GIVEN TASK: Exactly as written, write out the lines below from the first to the one containing "plt.rcParams['mathtext.bf'] = 'Lato:weight=heavy'", inclusive. Pictures do not belong in the copy.

SUPPLIED ENTRIES:
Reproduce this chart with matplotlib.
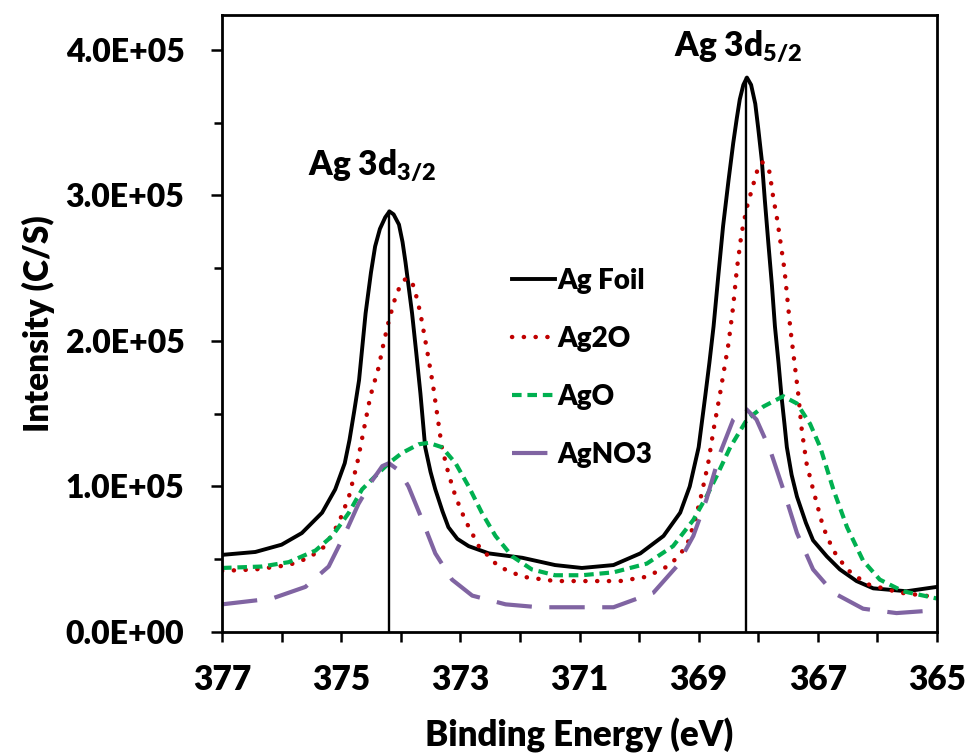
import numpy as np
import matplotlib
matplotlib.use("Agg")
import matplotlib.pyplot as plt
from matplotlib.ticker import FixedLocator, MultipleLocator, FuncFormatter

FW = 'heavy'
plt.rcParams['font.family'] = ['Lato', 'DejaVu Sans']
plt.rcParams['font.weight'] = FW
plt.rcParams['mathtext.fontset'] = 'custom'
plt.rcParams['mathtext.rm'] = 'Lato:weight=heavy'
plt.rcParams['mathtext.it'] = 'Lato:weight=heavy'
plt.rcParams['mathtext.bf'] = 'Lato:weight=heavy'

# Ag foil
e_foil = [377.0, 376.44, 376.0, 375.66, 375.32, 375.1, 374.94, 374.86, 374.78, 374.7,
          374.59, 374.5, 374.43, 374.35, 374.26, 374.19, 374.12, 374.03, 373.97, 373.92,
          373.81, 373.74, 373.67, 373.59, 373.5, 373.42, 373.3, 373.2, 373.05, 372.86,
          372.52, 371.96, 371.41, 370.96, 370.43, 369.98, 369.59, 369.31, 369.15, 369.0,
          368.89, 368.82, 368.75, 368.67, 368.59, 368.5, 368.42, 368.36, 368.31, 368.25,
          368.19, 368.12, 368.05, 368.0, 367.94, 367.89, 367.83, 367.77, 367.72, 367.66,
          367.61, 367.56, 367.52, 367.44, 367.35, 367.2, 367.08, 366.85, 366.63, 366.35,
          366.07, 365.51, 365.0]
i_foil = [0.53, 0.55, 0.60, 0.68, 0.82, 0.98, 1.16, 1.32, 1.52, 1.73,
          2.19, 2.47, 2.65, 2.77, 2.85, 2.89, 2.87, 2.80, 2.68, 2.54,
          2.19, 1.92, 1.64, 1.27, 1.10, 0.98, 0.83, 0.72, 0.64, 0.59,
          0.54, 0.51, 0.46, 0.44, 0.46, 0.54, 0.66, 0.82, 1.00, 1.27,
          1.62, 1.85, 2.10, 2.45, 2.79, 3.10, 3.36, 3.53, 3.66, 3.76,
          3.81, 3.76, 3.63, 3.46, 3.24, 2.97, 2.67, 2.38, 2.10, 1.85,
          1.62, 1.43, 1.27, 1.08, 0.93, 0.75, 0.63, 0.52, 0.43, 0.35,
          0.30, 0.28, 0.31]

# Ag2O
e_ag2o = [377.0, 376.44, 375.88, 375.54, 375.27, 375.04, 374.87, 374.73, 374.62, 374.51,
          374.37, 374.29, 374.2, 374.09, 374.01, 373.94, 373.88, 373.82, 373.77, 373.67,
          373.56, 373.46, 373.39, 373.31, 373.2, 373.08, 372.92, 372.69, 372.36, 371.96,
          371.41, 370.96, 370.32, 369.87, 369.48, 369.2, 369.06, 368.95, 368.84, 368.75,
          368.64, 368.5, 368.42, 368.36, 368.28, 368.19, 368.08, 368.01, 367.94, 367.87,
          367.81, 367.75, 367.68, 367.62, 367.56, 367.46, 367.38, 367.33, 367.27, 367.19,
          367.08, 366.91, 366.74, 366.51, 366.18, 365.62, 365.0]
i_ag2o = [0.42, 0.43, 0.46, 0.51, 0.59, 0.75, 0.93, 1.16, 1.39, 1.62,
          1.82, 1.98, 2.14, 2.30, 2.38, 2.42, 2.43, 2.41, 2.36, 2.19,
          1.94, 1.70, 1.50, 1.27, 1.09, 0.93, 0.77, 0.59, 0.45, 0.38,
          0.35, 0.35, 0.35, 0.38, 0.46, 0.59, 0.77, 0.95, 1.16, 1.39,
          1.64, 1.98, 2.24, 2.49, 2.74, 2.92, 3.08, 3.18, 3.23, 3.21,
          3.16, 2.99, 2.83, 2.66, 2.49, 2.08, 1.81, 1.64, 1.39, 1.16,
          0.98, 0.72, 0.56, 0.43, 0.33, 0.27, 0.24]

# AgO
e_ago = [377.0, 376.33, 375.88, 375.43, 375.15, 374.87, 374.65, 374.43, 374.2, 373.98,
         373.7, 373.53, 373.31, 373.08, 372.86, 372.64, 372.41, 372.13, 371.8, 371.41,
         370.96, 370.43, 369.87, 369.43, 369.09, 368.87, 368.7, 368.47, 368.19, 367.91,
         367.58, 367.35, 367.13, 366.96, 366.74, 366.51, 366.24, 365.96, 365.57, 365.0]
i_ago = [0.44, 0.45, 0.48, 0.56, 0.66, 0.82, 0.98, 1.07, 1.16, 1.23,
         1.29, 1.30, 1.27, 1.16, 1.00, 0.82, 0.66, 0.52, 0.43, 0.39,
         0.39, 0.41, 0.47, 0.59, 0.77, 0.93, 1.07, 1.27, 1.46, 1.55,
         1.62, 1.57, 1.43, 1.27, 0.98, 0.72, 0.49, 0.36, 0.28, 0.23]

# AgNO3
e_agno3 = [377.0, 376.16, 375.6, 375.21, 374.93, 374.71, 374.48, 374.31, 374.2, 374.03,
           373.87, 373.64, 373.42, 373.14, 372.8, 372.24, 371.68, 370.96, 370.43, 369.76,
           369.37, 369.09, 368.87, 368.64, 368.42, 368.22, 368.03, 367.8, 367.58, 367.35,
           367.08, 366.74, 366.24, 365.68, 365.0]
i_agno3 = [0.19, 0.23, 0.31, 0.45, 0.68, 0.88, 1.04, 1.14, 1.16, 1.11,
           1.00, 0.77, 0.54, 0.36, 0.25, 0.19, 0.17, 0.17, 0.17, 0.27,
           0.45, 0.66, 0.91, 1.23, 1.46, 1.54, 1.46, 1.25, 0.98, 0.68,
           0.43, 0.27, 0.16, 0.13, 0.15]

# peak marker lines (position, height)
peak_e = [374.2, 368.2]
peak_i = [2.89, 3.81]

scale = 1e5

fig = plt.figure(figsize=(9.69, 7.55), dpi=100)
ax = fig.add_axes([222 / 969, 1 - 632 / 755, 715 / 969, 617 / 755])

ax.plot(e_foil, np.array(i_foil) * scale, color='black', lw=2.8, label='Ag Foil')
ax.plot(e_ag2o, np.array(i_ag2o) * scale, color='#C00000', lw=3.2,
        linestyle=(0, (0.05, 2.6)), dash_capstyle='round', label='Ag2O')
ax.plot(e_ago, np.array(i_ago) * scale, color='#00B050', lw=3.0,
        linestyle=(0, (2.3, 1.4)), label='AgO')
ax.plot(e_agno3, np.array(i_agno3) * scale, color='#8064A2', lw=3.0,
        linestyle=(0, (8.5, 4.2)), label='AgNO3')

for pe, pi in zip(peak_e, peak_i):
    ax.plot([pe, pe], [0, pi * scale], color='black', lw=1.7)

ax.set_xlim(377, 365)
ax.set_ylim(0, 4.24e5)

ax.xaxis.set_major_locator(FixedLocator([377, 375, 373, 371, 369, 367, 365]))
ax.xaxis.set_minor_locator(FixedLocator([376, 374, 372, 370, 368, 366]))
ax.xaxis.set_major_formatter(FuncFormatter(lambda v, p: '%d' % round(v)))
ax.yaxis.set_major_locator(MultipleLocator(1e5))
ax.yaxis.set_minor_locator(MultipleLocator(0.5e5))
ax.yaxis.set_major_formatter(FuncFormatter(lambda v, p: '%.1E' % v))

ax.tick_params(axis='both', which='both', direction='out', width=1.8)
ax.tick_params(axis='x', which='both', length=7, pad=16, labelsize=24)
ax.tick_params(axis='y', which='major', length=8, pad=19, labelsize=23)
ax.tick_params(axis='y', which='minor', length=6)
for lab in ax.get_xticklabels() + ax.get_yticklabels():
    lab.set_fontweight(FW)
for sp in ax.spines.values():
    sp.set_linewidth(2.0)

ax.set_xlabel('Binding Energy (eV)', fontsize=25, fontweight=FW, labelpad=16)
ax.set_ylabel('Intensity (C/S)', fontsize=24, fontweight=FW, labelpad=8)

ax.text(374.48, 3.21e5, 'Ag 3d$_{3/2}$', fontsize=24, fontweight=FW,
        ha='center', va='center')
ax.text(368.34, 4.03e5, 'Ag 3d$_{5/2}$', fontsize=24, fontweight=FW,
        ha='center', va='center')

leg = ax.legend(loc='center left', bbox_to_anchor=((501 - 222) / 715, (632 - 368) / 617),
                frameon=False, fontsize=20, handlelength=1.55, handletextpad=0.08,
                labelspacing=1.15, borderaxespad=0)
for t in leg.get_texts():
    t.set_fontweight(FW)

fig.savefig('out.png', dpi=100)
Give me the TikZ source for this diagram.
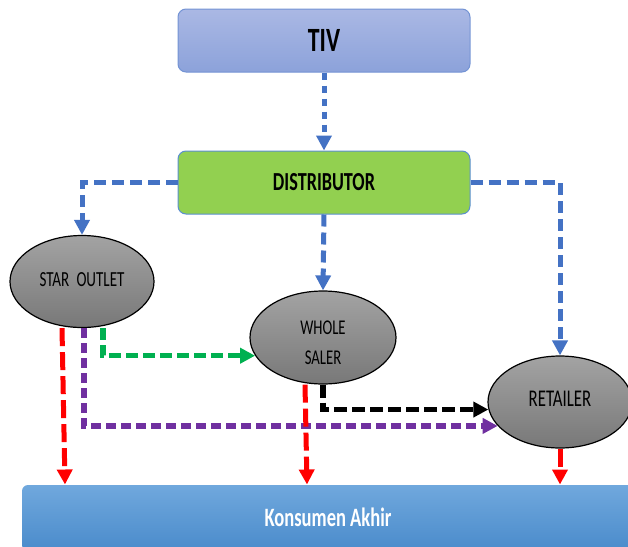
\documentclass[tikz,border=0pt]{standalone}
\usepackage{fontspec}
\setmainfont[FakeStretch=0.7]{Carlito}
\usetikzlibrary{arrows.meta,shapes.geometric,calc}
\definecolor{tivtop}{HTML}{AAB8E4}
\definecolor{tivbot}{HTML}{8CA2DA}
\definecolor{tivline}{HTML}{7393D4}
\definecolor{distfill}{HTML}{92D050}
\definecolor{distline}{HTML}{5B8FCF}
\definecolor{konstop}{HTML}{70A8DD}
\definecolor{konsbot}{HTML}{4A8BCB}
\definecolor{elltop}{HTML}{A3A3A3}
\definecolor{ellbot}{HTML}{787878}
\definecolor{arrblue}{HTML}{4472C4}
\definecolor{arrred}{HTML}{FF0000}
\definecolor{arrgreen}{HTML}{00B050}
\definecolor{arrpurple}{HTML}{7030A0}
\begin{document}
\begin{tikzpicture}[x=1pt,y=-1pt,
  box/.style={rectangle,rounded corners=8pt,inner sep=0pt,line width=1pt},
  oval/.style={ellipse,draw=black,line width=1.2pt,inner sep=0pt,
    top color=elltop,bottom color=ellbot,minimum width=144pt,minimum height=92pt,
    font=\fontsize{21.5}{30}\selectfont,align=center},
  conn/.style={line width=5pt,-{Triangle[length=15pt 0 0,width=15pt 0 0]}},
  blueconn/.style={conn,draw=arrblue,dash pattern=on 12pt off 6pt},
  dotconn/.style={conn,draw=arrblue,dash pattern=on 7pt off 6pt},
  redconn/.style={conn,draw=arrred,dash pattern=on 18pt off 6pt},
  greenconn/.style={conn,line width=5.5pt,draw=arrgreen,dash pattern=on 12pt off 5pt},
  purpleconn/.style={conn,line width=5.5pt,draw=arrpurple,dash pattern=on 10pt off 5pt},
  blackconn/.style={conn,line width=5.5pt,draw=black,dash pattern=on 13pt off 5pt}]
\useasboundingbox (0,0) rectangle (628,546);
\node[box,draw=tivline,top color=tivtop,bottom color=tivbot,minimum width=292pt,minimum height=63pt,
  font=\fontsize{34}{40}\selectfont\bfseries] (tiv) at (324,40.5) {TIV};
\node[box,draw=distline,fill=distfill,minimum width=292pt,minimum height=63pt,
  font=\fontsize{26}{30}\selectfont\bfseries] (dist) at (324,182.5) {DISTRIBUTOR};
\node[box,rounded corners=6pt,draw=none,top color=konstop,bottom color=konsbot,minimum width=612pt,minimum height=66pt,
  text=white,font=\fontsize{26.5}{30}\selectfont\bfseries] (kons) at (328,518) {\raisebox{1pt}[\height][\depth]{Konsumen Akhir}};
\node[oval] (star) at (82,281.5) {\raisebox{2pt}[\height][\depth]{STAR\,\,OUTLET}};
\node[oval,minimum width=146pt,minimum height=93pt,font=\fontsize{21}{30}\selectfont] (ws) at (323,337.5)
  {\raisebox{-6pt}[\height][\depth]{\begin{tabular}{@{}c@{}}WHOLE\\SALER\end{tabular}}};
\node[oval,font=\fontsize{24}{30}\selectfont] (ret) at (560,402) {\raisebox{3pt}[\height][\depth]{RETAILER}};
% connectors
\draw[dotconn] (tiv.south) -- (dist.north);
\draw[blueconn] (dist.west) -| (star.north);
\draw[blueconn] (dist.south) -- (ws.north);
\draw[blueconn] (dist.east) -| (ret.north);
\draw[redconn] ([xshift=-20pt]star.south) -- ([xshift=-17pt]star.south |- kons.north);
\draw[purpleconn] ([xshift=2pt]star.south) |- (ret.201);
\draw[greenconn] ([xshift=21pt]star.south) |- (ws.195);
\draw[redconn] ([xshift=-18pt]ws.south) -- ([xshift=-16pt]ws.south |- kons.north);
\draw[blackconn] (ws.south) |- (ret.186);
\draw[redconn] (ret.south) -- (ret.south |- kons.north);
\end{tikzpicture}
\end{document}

COMPLETED TASK:
Reproduce this chart with matplotlib.
import numpy as np
import matplotlib
matplotlib.use("Agg")
import matplotlib.pyplot as plt
from matplotlib.ticker import FixedLocator, MultipleLocator, FuncFormatter

FW = 'heavy'
plt.rcParams['font.family'] = ['Lato', 'DejaVu Sans']
plt.rcParams['font.weight'] = FW
plt.rcParams['mathtext.fontset'] = 'custom'
plt.rcParams['mathtext.rm'] = 'Lato:weight=heavy'
plt.rcParams['mathtext.it'] = 'Lato:weight=heavy'
plt.rcParams['mathtext.bf'] = 'Lato:weight=heavy'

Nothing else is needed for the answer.